What is an example of a difference in allowed usage or behavior between an xvalue and a prvalue FOR NON
What are rvalues, lvalues, xvalues, glvalues, and prvalues? gives a good overview of the taxonomy of rvalues/lvalues, and one of the recent answers to that question (https://stackoverflow.com/a/9552880/368896) stresses the point that prvalues are "like" the old-style rvalues, whereas the new xvalues allow for "lvalue-like" behavior.
However, consider the following code:
class X {};
X foo() { return X(); }
int main()
{
foo() = X(); // foo() is a prvalue that successfully appears on the lhs
}
In this example, the expression foo()
is a prvalue that appears on the left-hand side, and accepts assignment.
That got me thinking - the logic that "xvalues" differ from "prvalues" because xvalues (glvalues that they are) can appear on the left-hand-side, seems to be broken by this example. Here we have a prvalue - which is not a glvalue - appearing successfully on the lhs and accepting assignment.
(Note: in the case of POD, the above example would not compile, so for POD, the distinction between xvalues and prvalues seems to make sense. Therefore, this question is specifically in regards to non-POD types.)
What, then, is the true difference in either allowed usage, or behavior, between an xvalue and a prvalue, that necessitates this distinction being written into the standard? A single example of a difference would be a fine alternative answer.
ADDENDUM
Pubby's comment was correct. The lifetime of a prvalue is extended by the compiler, but the lifetime of an xvalue is not.
So, here is an answer to the question:
Consider the following code:
// ***
// Answer to question, from Pubby's comment
// ***
class X
{
public:
X() : x(5) {}
int x;
};
X foo() { return X(); }
X&& goo() { return std::move(X()); } // terrible coding, but makes the point
int main()
{
foo() = X();
X&& x1 = foo(); // prvalue - lifetime extended! Object resides directly on stack as return value
X&& x2 = goo(); // xvalue - lifetime not extended. Object (possibly polymorphic) resides somewhere else.
x1.x = 6;
x2.x = 7; // Danger!
std::cout << x1.x << std::endl; // Just fine
std::cout << x2.x << std::endl; // prints garbage in VS 2012
}
This demonstrates a difference in behavior between a prvalue, and an xvalue. Here we have identical client code except for the difference in binding (prvalue vs. xvalue).

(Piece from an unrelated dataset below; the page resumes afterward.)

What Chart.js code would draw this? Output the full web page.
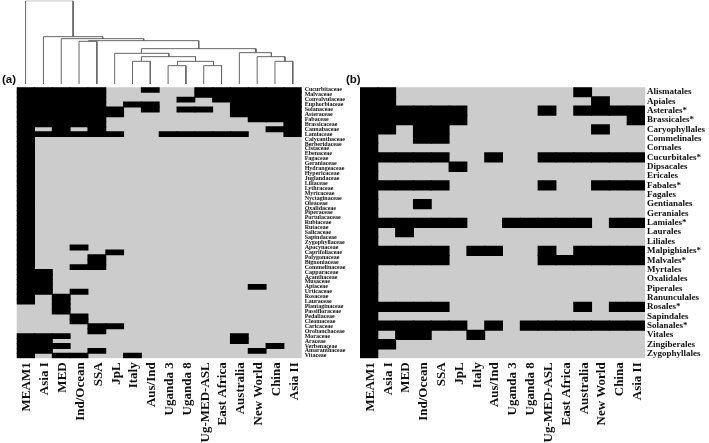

As the sample code demonstrates, the lifetime of the prvalue is automatically extended, but the lifetime of the xvalue is not.
There are other obvious differences revealed, as well: For the prvalue, the object itself appears on the stack as the return value of the function; correspondingly, because a prvalue's static type is guaranteed to be its dynamic type (see answer below), extending its lifetime is meaningful and can be done by the compiler.
On the other hand, for the xvalue, the object is at some unknown, arbitrary location, so the compiler couldn't easily extend its lifetime, especially given that the type could be polymorphic.
Thanks for the answer.
For polymorphic nonpod type xvalue expressions, the dynamic type of the expression is generally unknown at compile time (so a typeid expression on them is evaluated, and virtual function calls cannot in general be devirtualized).
For prvalues, that does not apply. The dynamic type equals the static type.
Another difference is that decltype(e)
is an rvalue reference type for xvalues and a non-reference type for prvalues.
Yet another difference is that an lvalue to rvalue conversion is not done for prvalues (they are already what the result would yield). This can be observed by some rather weird code
struct A {
int makeItANonPod;
A() = default;
private:
int andNonStdLayout;
A(A const&) = default;
};
void f(...);
int main() {
f(A()); // OK
f((A&&)A()); // illformed
}
What is the true difference between an xvalue and a prvalue? The xvalue is a kind of rvalue that can be cv-qualified and refer to an object and have dynamic type equal or unequal the static type.
const int&& foo();
int&& _v=foo();
Without xvalue, the return value of the above function foo can only be a rvalue. But build-in types have not const rvalue! Thus, the above non-const variable _v can always bind the return value of foo(), even we wish the foo() return a const rvalue.